Dubai – The legal and commercial hub of the new expanded BRICS
Although the United Arab Emirates joined the bloc recently, Dubai has become the operational center of the multipolar world. With free zones, world-class arbitration courts (DIAC, DIFC-LCIA), regulatory clarity and thousands of multinational corporations, Dubai offers:
Institutional stability.
A hybrid legal system combining civil law, common law and specialized financial courts.
High volumes of investment connecting Asia, Africa and Europe.
A booming financial and technological ecosystem.
For many international firms, Dubai today is what Hong Kong was in the 1990s: a strategic bridge between global powers.
Shanghai – China’s financial and legal powerhouse
China is the largest BRICS market, but its legal system demands deep cultural understanding and strong local presence. Shanghai is the natural gateway for international firms because it offers:
The highest concentration of technological and industrial companies in the country.
Advanced regulation in trade, data and intellectual property.
Direct access to Belt & Road contracts and arbitration.

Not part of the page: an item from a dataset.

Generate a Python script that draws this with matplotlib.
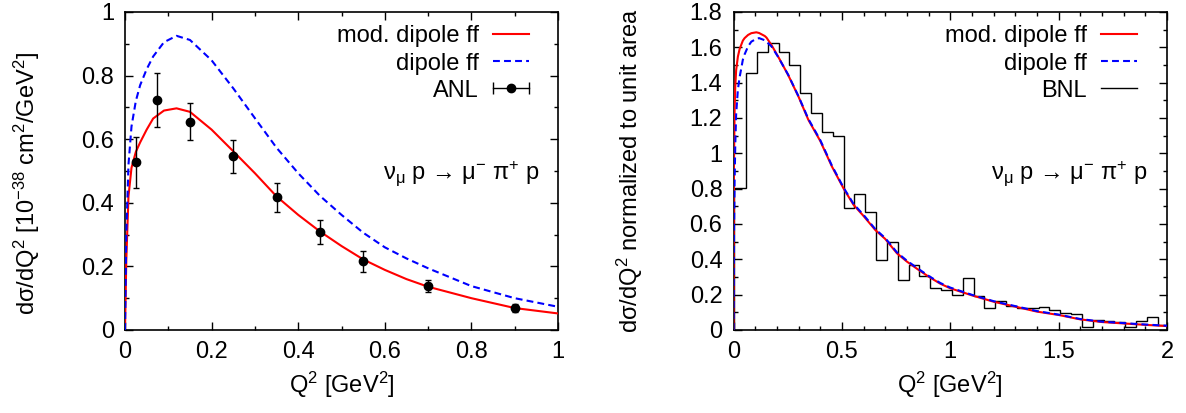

A firm based in Shanghai is not merely advising foreign businesses; it is operating inside the most dynamic economic engine in the world.

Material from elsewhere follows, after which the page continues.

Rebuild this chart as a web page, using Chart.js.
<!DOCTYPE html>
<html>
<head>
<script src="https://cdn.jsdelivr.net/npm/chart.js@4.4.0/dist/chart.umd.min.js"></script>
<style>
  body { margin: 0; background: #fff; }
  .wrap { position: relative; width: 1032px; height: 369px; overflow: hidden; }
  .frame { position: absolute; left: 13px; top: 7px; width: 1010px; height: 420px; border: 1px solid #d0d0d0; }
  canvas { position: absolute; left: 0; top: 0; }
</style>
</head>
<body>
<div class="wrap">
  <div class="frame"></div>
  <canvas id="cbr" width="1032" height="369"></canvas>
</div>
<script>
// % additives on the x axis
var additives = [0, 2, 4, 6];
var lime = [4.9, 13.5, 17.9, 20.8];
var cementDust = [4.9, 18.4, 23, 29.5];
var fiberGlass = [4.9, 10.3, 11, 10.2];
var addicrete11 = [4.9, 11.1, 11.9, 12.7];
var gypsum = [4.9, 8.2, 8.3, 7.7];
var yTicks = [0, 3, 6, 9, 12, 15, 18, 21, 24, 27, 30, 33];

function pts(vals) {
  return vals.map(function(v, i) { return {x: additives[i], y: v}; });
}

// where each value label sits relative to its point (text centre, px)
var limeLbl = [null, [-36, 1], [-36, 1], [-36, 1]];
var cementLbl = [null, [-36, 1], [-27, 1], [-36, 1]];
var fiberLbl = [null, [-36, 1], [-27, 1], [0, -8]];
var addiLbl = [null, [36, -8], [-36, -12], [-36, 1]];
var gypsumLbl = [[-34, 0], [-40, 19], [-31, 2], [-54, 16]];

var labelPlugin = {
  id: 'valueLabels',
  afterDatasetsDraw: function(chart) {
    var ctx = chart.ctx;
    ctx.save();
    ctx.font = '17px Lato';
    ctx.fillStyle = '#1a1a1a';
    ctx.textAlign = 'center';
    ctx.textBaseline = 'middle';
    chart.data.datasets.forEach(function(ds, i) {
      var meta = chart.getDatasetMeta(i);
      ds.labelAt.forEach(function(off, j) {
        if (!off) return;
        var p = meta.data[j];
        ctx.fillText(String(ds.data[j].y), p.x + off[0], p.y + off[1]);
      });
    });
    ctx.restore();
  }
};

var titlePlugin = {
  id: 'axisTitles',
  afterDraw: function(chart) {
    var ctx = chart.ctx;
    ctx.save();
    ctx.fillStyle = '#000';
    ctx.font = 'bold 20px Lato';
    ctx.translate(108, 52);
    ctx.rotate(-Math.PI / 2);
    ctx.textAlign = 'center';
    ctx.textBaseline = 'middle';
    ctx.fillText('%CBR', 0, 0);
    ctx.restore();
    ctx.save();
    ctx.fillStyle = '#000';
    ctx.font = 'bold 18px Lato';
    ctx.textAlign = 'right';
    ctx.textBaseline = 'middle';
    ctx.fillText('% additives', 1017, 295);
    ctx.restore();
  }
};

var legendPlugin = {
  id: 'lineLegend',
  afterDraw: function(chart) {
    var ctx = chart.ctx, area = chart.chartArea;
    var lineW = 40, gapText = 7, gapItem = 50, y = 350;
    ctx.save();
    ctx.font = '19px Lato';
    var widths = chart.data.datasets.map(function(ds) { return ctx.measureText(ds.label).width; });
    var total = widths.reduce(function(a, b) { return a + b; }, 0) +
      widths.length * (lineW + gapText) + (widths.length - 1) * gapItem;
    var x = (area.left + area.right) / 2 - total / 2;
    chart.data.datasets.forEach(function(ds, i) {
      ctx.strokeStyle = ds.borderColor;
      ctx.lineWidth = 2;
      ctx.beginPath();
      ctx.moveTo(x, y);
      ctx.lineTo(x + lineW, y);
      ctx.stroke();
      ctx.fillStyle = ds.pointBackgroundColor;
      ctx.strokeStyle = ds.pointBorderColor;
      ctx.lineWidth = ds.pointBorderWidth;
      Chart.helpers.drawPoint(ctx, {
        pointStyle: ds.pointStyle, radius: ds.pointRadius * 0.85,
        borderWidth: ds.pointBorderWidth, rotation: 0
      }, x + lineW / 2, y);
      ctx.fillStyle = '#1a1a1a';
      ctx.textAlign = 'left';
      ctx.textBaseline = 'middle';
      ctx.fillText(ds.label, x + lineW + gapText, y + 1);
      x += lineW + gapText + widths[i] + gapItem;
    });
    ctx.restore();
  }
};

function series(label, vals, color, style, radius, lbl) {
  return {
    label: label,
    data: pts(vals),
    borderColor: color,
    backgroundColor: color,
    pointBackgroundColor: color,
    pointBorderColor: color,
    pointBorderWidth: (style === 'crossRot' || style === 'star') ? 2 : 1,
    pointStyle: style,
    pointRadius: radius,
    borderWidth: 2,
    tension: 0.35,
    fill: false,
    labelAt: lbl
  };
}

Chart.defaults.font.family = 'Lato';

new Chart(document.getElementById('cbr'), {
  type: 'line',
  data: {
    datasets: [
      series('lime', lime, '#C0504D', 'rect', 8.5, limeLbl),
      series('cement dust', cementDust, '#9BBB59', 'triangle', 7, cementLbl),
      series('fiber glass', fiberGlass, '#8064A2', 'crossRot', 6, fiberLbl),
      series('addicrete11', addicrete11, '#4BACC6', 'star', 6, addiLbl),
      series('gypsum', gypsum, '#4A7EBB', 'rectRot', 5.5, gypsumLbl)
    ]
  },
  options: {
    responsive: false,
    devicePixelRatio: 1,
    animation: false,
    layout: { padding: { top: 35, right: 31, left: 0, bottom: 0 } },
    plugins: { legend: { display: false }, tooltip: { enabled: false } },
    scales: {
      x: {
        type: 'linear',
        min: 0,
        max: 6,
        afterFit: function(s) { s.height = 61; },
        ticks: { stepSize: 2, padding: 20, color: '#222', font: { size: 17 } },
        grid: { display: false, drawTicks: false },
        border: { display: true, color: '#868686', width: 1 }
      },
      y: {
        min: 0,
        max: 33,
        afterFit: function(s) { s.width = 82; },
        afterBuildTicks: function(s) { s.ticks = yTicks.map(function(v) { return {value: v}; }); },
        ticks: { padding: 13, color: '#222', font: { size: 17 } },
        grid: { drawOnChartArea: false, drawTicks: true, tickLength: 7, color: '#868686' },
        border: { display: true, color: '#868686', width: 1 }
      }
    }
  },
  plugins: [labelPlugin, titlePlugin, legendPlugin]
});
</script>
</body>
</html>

Bangalore or Mumbai – India’s booming legal frontier
India is set to be the fastest-growing economy in the BRICS bloc. Its legal needs are immense: tech sector mergers, telecommunications, intellectual property, digital regulation, energy, corporate compliance and data governance.
Bangalore serves as the technological capital, the “Silicon Valley of Asia,” while Mumbai remains the financial heart of the country. Opening in either city provides access to:
The largest tech-startup market in Asia.
A rapidly evolving regulatory ecosystem.
Growing demand for arbitration, data regulation and compliance.

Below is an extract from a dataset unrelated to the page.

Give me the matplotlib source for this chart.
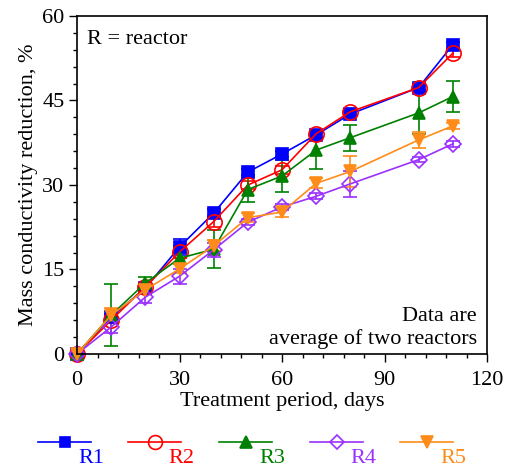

India may be the single most promising jurisdiction for legal expansion in the next five years.
São Paulo – The economic engine of Latin America
Brazil leads the region and is a founding member of the BRICS. São Paulo offers:
A massive market in mergers and acquisitions.
High activity in infrastructure, energy and agribusiness.
One of the most sophisticated legal communities in Latin America.
A strong presence of U.S. and European multinationals.
For international firms, São Paulo is the natural gateway into the entire continent.
Johannesburg – The legal hub of Africa
South Africa remains the most institutionally stable BRICS nation in Africa and plays a central role in renewable energy, mining, infrastructure and trade. Johannesburg stands out because it is:
The financial capital of Sub-Saharan Africa.
Home to the country’s leading law firms and multinational headquarters.
A launchpad for operations in Kenya, Namibia, Ghana or Botswana.
Africa is poised to become one of the great regulatory arenas of the next decade, and Johannesburg is the ideal entry point.
Riyadh – The future regulatory giant of the Gulf
The entry of Saudi Arabia into the BRICS reshapes the global legal landscape. Vision 2030 has triggered thousands of contracts in Infrastructure, Urban development, Sports, Energy, Technology, Tourism
Riyadh is building new courts, special economic zones and regulatory regimes that require highly specialized counsel. For many firms, it will be the most lucrative legal market of the next ten years.
Conclusion
The next great expansion of the legal industry
The BRICS Effect does not merely change geopolitics; it changes the global legal business itself.
Where there is economic growth, there are contracts. Where there are contracts, there are disputes. And where there are disputes, lawyers will always be needed.
Law firms that move early and establish offices in Dubai, Shanghai, Bangalore, Mumbai, São Paulo, Johannesburg or Riyadh will not only attract clients; they will become key players in a new multipolar global order. Those who remain anchored in traditional jurisdictions risk losing relevance in the legal map that is now emerging.
The right moment to enter the BRICS is not in the future. It is now, while the new legal architecture is still being written.